Was war geschehen? Im Rahmen einer jährlichen einwöchigen Veranstaltung namens „Mostra SESC Cariri de Culturas“ (übersetzt: Kulturelle SESC-Ausstellung der Region Cariri, oder so ähnlich) wurde ein Performance namens „Macaquinhos“ (frei übersetzt: Äffchen) basierend auf dem Buch „Das brasilianische Volk“ des Autors Darcy Ribeiro aufgeführt, in der acht nackte Männer und Frauen im Kreis laufen und sich dabei gegenseitig den Finger in den Popo stecken. Das Ganze hätte wohl kaum Aufsehen erregt, wenn nicht jemand im Publikum so geistesgegenwärtig gewesen wäre, die Szene mit seinem Smartphone zu filmen und auf Youtube zu stellen.

Vermutlich um rechtliche Schritte gegen die Veranstaltung vorzubeugen hat die Leitung der Veranstaltung nun eine Klarstellung veröffentlicht, die übersetzt wie folgt lautet:

Der SESC, eine durch die Handelsgesellschaften unterhaltene private Einrichtung, stellt hiermit öffentlich klar, dass die 17. Durchführung der „Mostra SESC Cariri de Culturas“ in 28 Gemeinden der Region Cariri den kostenlosen Zugang zu Kultur mit  unterschiedlichsten Ausstellungen fördert. Dieses Jahr hatten mehr als 200.000 Menschen Zugang zu 127 Aufführungen, welche in gänzlicher und voller Autonomie ausgesucht wurden anhand der in der Auschreibung der Kuratorengruppe festgelegten Kriterien. Dem SESC obliegt es gemäß der brasilianischen Verfassung nicht, irgendeine Art der Zensur auszuüben.

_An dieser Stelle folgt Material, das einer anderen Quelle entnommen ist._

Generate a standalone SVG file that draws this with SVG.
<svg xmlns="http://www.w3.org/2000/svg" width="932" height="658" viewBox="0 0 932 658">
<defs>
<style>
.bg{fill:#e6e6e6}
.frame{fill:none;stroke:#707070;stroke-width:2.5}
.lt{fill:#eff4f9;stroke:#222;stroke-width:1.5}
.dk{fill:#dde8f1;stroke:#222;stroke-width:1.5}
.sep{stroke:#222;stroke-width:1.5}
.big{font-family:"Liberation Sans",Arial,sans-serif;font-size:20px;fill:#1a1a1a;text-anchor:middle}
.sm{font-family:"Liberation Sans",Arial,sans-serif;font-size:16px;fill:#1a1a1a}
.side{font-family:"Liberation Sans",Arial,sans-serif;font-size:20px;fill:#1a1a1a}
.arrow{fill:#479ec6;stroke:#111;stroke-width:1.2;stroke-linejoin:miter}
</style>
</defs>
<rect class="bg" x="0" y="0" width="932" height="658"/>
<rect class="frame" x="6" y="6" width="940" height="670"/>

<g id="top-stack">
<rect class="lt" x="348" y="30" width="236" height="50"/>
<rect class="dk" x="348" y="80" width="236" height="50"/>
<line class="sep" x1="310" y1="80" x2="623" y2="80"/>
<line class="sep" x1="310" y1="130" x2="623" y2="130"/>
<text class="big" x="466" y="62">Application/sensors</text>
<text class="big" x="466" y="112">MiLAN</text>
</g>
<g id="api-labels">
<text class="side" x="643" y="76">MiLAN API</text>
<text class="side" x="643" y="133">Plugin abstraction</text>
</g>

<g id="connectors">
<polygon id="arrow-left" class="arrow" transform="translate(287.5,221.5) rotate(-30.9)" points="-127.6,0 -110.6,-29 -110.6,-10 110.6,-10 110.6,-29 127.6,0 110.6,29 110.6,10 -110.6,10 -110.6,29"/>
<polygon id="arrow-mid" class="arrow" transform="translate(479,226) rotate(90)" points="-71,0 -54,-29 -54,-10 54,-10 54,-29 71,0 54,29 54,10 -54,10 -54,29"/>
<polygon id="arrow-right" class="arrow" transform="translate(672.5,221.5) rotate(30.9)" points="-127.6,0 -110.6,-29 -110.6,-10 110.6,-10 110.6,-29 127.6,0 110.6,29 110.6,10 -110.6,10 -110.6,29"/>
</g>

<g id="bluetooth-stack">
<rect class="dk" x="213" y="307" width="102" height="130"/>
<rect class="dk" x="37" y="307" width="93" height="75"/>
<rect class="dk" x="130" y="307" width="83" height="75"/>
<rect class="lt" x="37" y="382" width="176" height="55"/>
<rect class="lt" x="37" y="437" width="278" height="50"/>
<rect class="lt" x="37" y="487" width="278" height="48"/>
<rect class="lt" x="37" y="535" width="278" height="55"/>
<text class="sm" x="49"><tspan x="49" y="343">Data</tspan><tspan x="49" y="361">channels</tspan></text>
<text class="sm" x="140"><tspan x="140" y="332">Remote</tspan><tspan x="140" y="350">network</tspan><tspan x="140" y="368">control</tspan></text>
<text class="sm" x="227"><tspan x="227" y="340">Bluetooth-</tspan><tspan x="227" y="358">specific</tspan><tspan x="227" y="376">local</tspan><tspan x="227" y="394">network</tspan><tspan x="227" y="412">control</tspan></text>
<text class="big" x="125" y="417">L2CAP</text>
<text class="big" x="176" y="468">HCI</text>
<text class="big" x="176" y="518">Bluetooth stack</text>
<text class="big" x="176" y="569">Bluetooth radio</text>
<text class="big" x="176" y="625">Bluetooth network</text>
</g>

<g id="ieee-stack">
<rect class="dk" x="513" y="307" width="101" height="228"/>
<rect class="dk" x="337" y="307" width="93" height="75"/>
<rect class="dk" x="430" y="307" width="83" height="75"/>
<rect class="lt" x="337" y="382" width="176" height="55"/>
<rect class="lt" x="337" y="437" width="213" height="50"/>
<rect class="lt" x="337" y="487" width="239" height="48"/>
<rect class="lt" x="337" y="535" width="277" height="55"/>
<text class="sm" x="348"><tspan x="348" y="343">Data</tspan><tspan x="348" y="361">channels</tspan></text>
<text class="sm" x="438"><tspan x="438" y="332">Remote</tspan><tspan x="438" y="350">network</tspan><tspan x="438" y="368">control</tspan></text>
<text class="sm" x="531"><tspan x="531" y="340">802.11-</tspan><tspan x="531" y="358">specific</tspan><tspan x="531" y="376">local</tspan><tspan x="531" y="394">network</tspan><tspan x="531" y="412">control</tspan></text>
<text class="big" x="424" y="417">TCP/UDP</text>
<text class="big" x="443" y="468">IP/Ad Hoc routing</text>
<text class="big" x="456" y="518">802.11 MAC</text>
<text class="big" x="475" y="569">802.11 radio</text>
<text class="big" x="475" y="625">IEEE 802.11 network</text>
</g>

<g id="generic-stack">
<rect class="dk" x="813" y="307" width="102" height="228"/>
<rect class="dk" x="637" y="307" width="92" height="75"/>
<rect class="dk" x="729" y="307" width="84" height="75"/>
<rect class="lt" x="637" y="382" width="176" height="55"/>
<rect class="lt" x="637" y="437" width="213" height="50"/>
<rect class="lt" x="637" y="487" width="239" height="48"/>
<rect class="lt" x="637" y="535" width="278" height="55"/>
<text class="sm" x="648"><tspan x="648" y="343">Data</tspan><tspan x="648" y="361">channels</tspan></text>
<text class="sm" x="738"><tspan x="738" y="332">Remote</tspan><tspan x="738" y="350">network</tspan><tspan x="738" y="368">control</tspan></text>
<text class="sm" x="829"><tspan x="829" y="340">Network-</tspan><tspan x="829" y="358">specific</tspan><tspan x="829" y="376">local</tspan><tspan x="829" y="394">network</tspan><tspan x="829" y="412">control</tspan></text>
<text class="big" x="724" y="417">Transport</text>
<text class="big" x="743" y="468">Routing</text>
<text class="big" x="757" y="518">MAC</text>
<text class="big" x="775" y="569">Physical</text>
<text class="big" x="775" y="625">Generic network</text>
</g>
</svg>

In Bezug auf die Präsentation „Äffchen“, basierend auf dem Buch „Das brasilianische Volk“ von Darcy Ribeiro, macht der SESC deutlich, dass er sich versichert hat, dass nur die interessierte Öffentlichkeit Zugang zu der betreffenden Aufführung hatte. So wurden alle Informationen im Vorfeld zur Verfügung gestellt, eine Klassifizierung auf 18 Jahre wurde festgelegt und die Zeit für die Präsentation auf 23 Uhr gelegt, Zugang nur mit Vorlage des Ausweises.

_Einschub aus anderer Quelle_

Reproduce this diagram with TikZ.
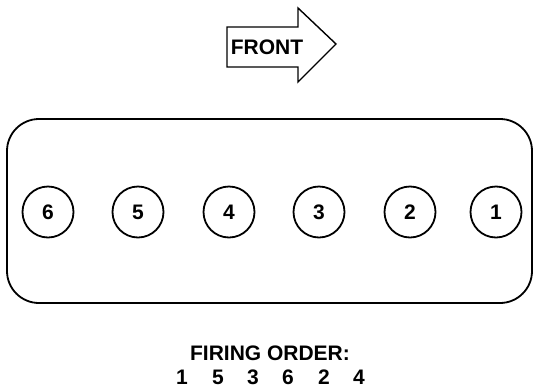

Der SESC hat weiterhin Vorsorge getroffen, keinerlei Bilder der Aufführung zu veröffentlichen in dem Sinne, dass Menschen außerhalb der festgelegten Altersgruppe einen Zugang zu den Inhalten haben sollten. Der SESC unterstützt nicht die Veröffentlichung der Aufführung und lehnt deren Verbreitung in sozialen Netzwerken ab.

Der SESC erfüllt damit seine Pflicht zur Wahrung des künstlerischen Schaffens bezüglich der Vielfältigkeit und der Formung des kritischen und autonomen Bewusstseins.

Die Leitung der Mostra SESC Cariri de Culturas

Ich dachte, nur die Deutschen könnten so herrlich gestelzt formulieren, wenn es darum geht, die Quadratur des Kreises zu erklären. Im Originaltext waren die Sätze sogar noch verschachtelter, so dass eine direkte Übersetzung kaum Sinn ergeben hätte.

Was ist die Nachricht der Klarstellung? Vordergründig: Künstlerische Freiheit ist per Gesetz unantastbar und der Veranstalter hat alles unternommen, um den Jugendschutz zu gewährleisten. Und die eigentliche Nachricht: Wir haben Angst, dass man uns anzeigt und dass uns der Geldhahn zugedreht wird.

Als ob künstlerische Freiheit tatsächlich unantastbar ist! Diejenigen, welche die Kunst finanzieren, haben immer das letzte Wort. Die öffentliche Stellungnahme der Veranstaltungsleitung ist der Beweis, dass selbst sie nicht an die künstlerische Freiheit glaubt, sonst würde sie sich nicht in dieser Form rechtfertigen. Ich bin mir sicher, dass im nächsten Jahr eine derartige Aufführung nicht stattfinden wird und wenn doch, dann werden mit Sicherheit vorher alle Kameras und Smartphones eingesammelt.